佐倉:そういう部分はあるかもしれないですね。
途中から自分でも「ハイブリッドで行こう」と思うようになって。
エンタメって基本的にはすべて虚構なので、その虚構の中で一瞬、現実にリンクするような感情が表現されたら、その瞬間、見る人は「はっ…!」となると思うんです。「なんでだろう、このセリフ急にやたら生々しい」みたいな。
それで、台本を読んでいて「ここは生っぽさを入れてもいいかも」と感じたセリフをチェックしておいて、いざ現場でやってみたら、意外とすんなりOKをもらえたんですよね。そのとき、「こういうやり方なら表現できるんだ」と思って。

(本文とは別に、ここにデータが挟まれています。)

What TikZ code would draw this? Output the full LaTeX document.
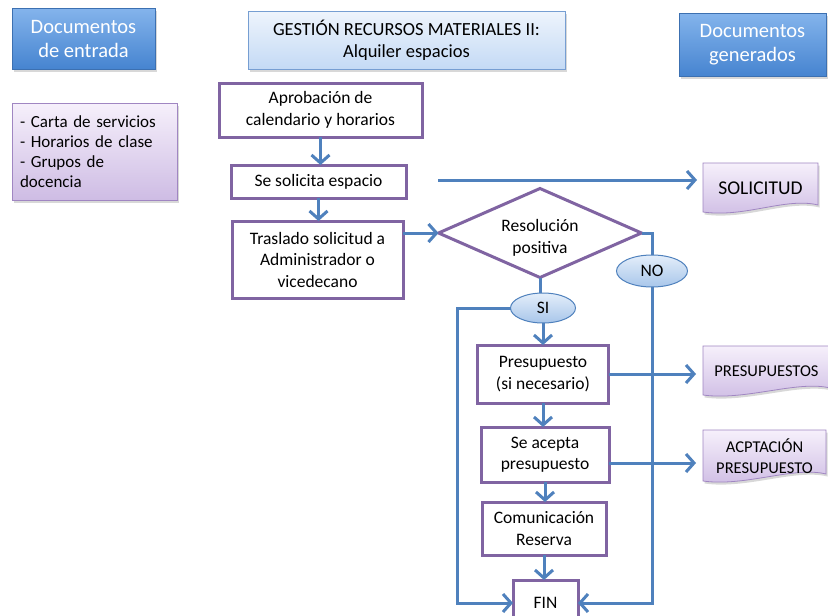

――すごい……同じキャラであってもずっと同じ表現でお芝居をしない。あえてポイントをつくることで、ふと現実に目が行くというか。
佐倉:たぶん、現実って多くの人にとってストレスでもあると思うんですよ。ずっと現実というストレスの中にいると、逆に集中力を欠いてしまうかもしれないから、虚構の世界が必要なんですよね。
そして、逆に虚構の中にポツンと佇む現実的な瞬間があってもいい。その瞬間、「ストレスはあるけど、現実にまた向き合おう」と、皆さんの心を前向きにできたらいいなとは思います。